France-Australia they did it on an Elba 45
Leaving the coasts of France behind last autumn, Louise and Gordon Coates returned to their native Australia aboard their Elba 45 some six months later. They had dreamed of this trip and they did it! Because they wanted their family and friends to enjoy the pleasure of sailing aboard their Elba 45 all the way from France, this Australian couple in their sixties set out from Port Cogolin, bound for… Sydney. Here’s their logbook.
TO LANZAROTE BEFORE THE BIG JUMP
After having seriously stocked up on supplies in Saint Tropez, we set sail on a chilly November morning, heading for Ibiza and then the Atlantic crossing. We were getting our bearings aboard our cruising boat equipped for this type of long-distance voyage, with its instrument panel and its indicators of water levels, battery charge levels and navigational information. Our first stop was at the port of San Antonio to stretch our legs in strangely empty streets out of season. Ten days after our departure from France, we were within sight of the famous Rock of Gibraltar, marking the real beginning of our adventure. On November 24th, we stopped for a week in Lanzarote in the Canary Islands, where our friend Steve was to join us on board to share the upcoming Transatlantic passage.
NOT SO TRANQUIL TRANSATLANTIC
The crossing to Martinique was to be the best test of reliability for the boat…and her crew. Three-hour watches followed on one from another, as did the sun and the heavy weather too. Conditions were sometimes rough, but our beautiful floating home remained comfortable and clearly proved to have excellent seakeeping qualities. Steve was a calm crewmember who brought a good balance to our team. On the 16th day, we met another sailboat, something fairly rare in the middle of the ocean. The strength of the following winds allowed us to make a rather fast but also rather tiring crossing.

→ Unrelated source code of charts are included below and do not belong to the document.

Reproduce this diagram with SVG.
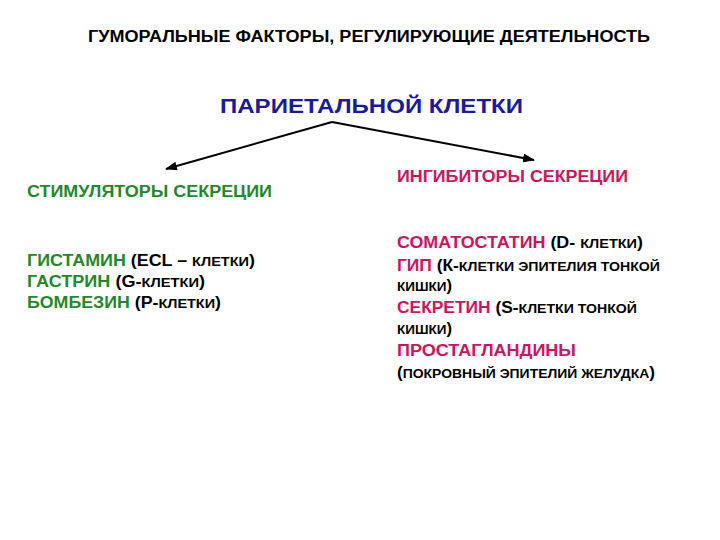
<svg xmlns="http://www.w3.org/2000/svg" width="720" height="540" viewBox="0 0 720 540">
<style>
text{font-family:"Liberation Sans",Arial,sans-serif;font-weight:bold;}
.t1{font-size:16px;fill:#000;}
.t2{font-size:21px;fill:#1a1aa0;}
.g{fill:#1f8a28;font-size:16px;}
.r{fill:#d0145c;font-size:16px;}
.k{fill:#000;font-size:16px;}
.s{font-size:13px;}
</style>
<defs>
<marker id="ah" markerWidth="12" markerHeight="9" refX="11" refY="4.5" orient="auto" markerUnits="userSpaceOnUse">
<path d="M0,0 L12,4.5 L0,9 Z" fill="#000"/>
</marker>
</defs>
<rect width="720" height="540" fill="#fff"/>
<g id="title">
<text class="t1" x="88" y="42" textLength="562" lengthAdjust="spacingAndGlyphs">ГУМОРАЛЬНЫЕ ФАКТОРЫ, РЕГУЛИРУЮЩИЕ ДЕЯТЕЛЬНОСТЬ</text>
<text class="t2" x="220" y="113" textLength="303" lengthAdjust="spacingAndGlyphs">ПАРИЕТАЛЬНОЙ КЛЕТКИ</text>
</g>
<g id="connectors" stroke="#000" stroke-width="2" fill="none">
<line x1="332" y1="122" x2="166" y2="169" marker-end="url(#ah)"/>
<line x1="332" y1="122" x2="534" y2="160" marker-end="url(#ah)"/>
</g>
<g id="stimulators">
<text class="g" x="27" y="197" textLength="245" lengthAdjust="spacingAndGlyphs">СТИМУЛЯТОРЫ СЕКРЕЦИИ</text>
<text class="g" x="27" y="266" textLength="228" lengthAdjust="spacingAndGlyphs">ГИСТАМИН <tspan class="k">(ECL – <tspan class="s">КЛЕТКИ</tspan>)</tspan></text>
<text class="g" x="27" y="287" textLength="178" lengthAdjust="spacingAndGlyphs">ГАСТРИН <tspan class="k">(G-<tspan class="s">КЛЕТКИ</tspan>)</tspan></text>
<text class="g" x="27" y="308" textLength="194" lengthAdjust="spacingAndGlyphs">БОМБЕЗИН <tspan class="k">(Р-<tspan class="s">КЛЕТКИ</tspan>)</tspan></text>
</g>
<g id="inhibitors">
<text class="r" x="397" y="182" textLength="231" lengthAdjust="spacingAndGlyphs">ИНГИБИТОРЫ СЕКРЕЦИИ</text>
<text class="r" x="397" y="248" textLength="246" lengthAdjust="spacingAndGlyphs">СОМАТОСТАТИН <tspan class="k">(D- <tspan class="s">КЛЕТКИ</tspan>)</tspan></text>
<text class="r" x="397" y="271" textLength="263" lengthAdjust="spacingAndGlyphs">ГИП <tspan class="k">(К-<tspan class="s">КЛЕТКИ ЭПИТЕЛИЯ ТОНКОЙ</tspan></tspan></text>
<text class="k" x="397" y="291" textLength="55" lengthAdjust="spacingAndGlyphs"><tspan class="s">КИШКИ</tspan>)</text>
<text class="r" x="397" y="313" textLength="240" lengthAdjust="spacingAndGlyphs">СЕКРЕТИН <tspan class="k">(S-<tspan class="s">КЛЕТКИ ТОНКОЙ</tspan></tspan></text>
<text class="k" x="397" y="334" textLength="55" lengthAdjust="spacingAndGlyphs"><tspan class="s">КИШКИ</tspan>)</text>
<text class="r" x="397" y="356" textLength="179" lengthAdjust="spacingAndGlyphs">ПРОСТАГЛАНДИНЫ</text>
<text class="k" x="397" y="378" textLength="258" lengthAdjust="spacingAndGlyphs">(<tspan class="s">ПОКРОВНЫЙ ЭПИТЕЛИЙ ЖЕЛУДКА</tspan>)</text>
</g>
</svg>
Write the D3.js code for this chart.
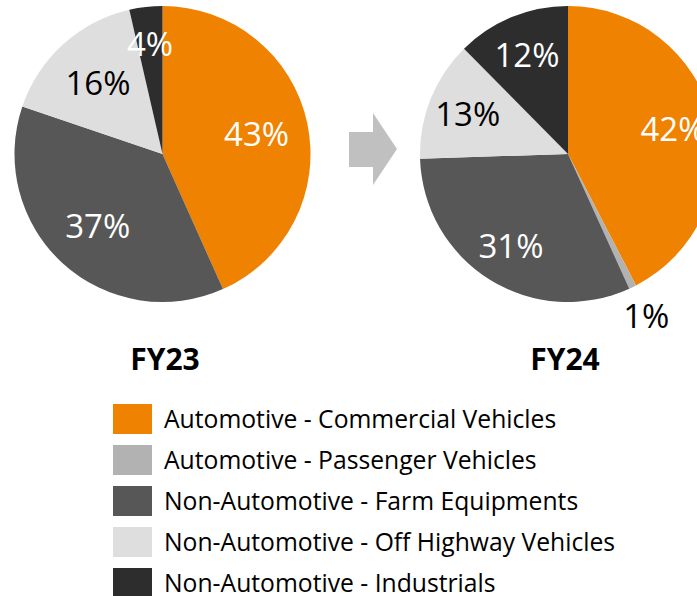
<!DOCTYPE html>
<html lang="en">
<head>
<meta charset="utf-8">
<title>Revenue mix FY23 vs FY24</title>
<script src="https://cdn.jsdelivr.net/npm/d3@7"></script>
<style>
    body { margin: 0; background: #fff; }
    svg { display: block; }
    text { font-family: "Open Sans", sans-serif; }
</style>
</head>
<body>
<script>
// segments, clockwise from 12 o'clock
var categories = [
    "Automotive - Commercial Vehicles",
    "Automotive - Passenger Vehicles",
    "Non-Automotive - Farm Equipments",
    "Non-Automotive - Off Highway Vehicles",
    "Non-Automotive - Industrials"
];
var colors = ["#ef8200", "#b2b2b2", "#575757", "#dedede", "#2d2d2d"];
var labelColors = ["#fff", "#000", "#fff", "#000", "#fff"];

var years = ["FY23", "FY24"];
var fy23 = [43.3, 0, 36.9, 16.2, 3.6];
var fy24 = [42.4, 0.8, 31.3, 13.1, 12.4];

var w = 697, h = 596;
var svg = d3.select("body").append("svg").attr("width", w).attr("height", h);

var r = 148;
var pie = d3.pie().sort(null).value(function(d) { return d; });

function drawPie(values, cx, cy, labelK) {
    var g = svg.append("g").attr("transform", "translate(" + cx + "," + cy + ")");
    var arc = d3.arc().innerRadius(0).outerRadius(r);
    var arcs = pie(values);

    g.selectAll("path").data(arcs).enter().append("path")
        .attr("d", arc)
        .attr("fill", function(d, i) { return colors[i]; });

    // small slices: label pushed out (outside the pie below 2%)
    function labelPos(d) {
        var k = d.value < 2 ? 1.21 : (d.value < 5 ? 0.75 : labelK);
        return d3.arc().innerRadius(r * k).outerRadius(r * k).centroid(d);
    }

    g.selectAll("text").data(arcs.filter(function(d) { return d.value > 0; }))
        .enter().append("text")
        .attr("transform", function(d) { return "translate(" + labelPos(d) + ")"; })
        .attr("text-anchor", "middle")
        .attr("dominant-baseline", "central")
        .attr("font-size", 33)
        .attr("fill", function(d) { return d.value < 2 ? "#000" : labelColors[d.index]; })
        .text(function(d) { return Math.round(d.value) + "%"; });
}

drawPie(fy23, 162.5, 154, 0.65);
drawPie(fy24, 568, 154, 0.73);

// year captions
svg.selectAll("text.year").data(years).enter().append("text")
    .attr("class", "year")
    .attr("x", function(d, i) { return i === 0 ? 165 : 565; })
    .attr("y", 370)
    .attr("text-anchor", "middle")
    .attr("font-size", 30)
    .attr("font-weight", "bold")
    .attr("fill", "#000")
    .text(function(d) { return d; });

// block arrow between the pies
svg.append("path")
    .attr("d", "M349,132 L373,132 L373,113 L397,149 L373,185 L373,167 L349,167 Z")
    .attr("fill", "#c0c0c0");

// legend
var legend = svg.selectAll("g.legend").data(categories).enter().append("g")
    .attr("class", "legend")
    .attr("transform", function(d, i) { return "translate(113," + (404 + i * 41) + ")"; });
legend.append("rect")
    .attr("width", 39).attr("height", 30)
    .attr("fill", function(d, i) { return colors[i]; });
legend.append("text")
    .attr("x", 51).attr("y", 24)
    .attr("font-size", 24.7)
    .attr("fill", "#000")
    .text(function(d) { return d; });
</script>
</body>
</html>
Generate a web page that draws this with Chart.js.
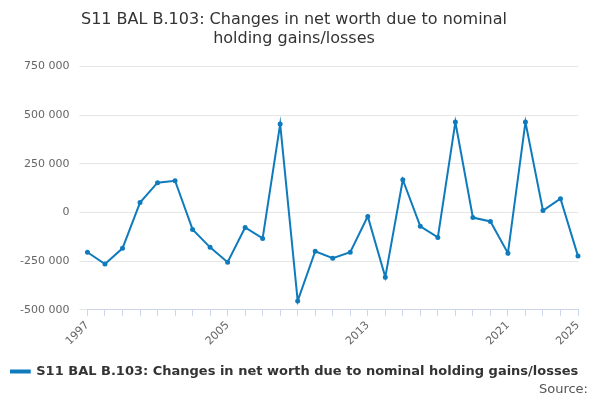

THROUGH THE CANAL, FROM ONE OCEAN TO THE OTHER
During our well-earned break in Martinique, we had a diver check the hull: All Clear. Two American friends and an Australian friend came aboard to sail with us for a few weeks and help us transit the famous Panama Canal. A big event for all of us. We were all in awe of this narrow passage that thousands of cargo ships use every year and which necessitated us upgrading our fendering to protect the hulls. The passage from the Atlantic Ocean to the Pacific Ocean was completed in just one day: magical! Once through to the other side, our couple of teammates left for America and we set sail for Tahiti with our compatriot Phil.
BANNED FROM TAHITI…
Beautiful sunshine and light winds were generally the order of the day for this trip in the Pacific. This gave us time to enjoy the benefits of our boat, its clever layout, its fully fitted galley, the fresh water from our watermaker, the 7 kg-capacity washing machine, and more besides. Our fishing skills proved to be not that successful, but fortunately our refrigerator and freezer had enough capacity that we were still able to enjoy some lovely meals with fresh vegetables and fresh salmon, even after a month at sea.
As for communications, a real “black box” regularly sent our position by satellite to those who were connected to our system. It was also a great tool for sending and receiving news, especially when the hours were long on the boat. Because of the advance of the Covid virus, we were informed that it was going to be very difficult, and then ultimately impossible to set foot ashore in Papeete or on any island in French Polynesia. We would still be able to refuel before heading to our dear homeland.
DUE NORTH TO REACH SAFETY
Concern was growing as the weather forecast predicted a cyclone in our path. The only option was to head due north, which was to take us off the coasts of Fiji, Tonga and New Caledonia, but without being able to land there. We took care to finish diminish our food stocks right down to avoid quarantine problems due to the intrusion of food on Australian territory. 4, 3, 2, 1: we counted the days that separated us from our return home and our loved ones. The reunion was of course a warm one, and our daughters were astonished to discover the comfort we enjoy aboard Larrikin, our Elba 45. After a first stop in Southport, we left Queensland and headed down to Sydney after our six-month voyage, marking the end of our adventure.
3 QUESTIONS WE PUT TO LOUISE AND GORDON
What were the highlights of your adventure?
Transiting the Panama Canal will remain in our memories. All those days of sailing to avoid encountering the cyclone in the Pacific are part of the great memories of our adventure. The passages we shared and the relationship with those who following our adventure were also important for the success of our story. In fact, it is was only we reviewed the video footage we shot (which you can see on Fountaine Pajot’s YouTube channel, MyBoatAndI) that we really took stock of we’d accomplished.
Do you have any regrets?
Mainly that of not having been able to spend more time in the Pacific, of not having been able to visit islands like the Marquesas. It was strange to arrive with all the constraints related to Covid, for the three of us who’d been living our own lockdown in the middle of the Pacific.
How did your Elba 45 perform?
First of all, it is very pleasant living with its generous and luminous spaces. Its layout is perfect for cruising. It is stable under way and does not generate much noise, even when it’s a bit lively. It is very comfortable to cruise on a catamaran like this.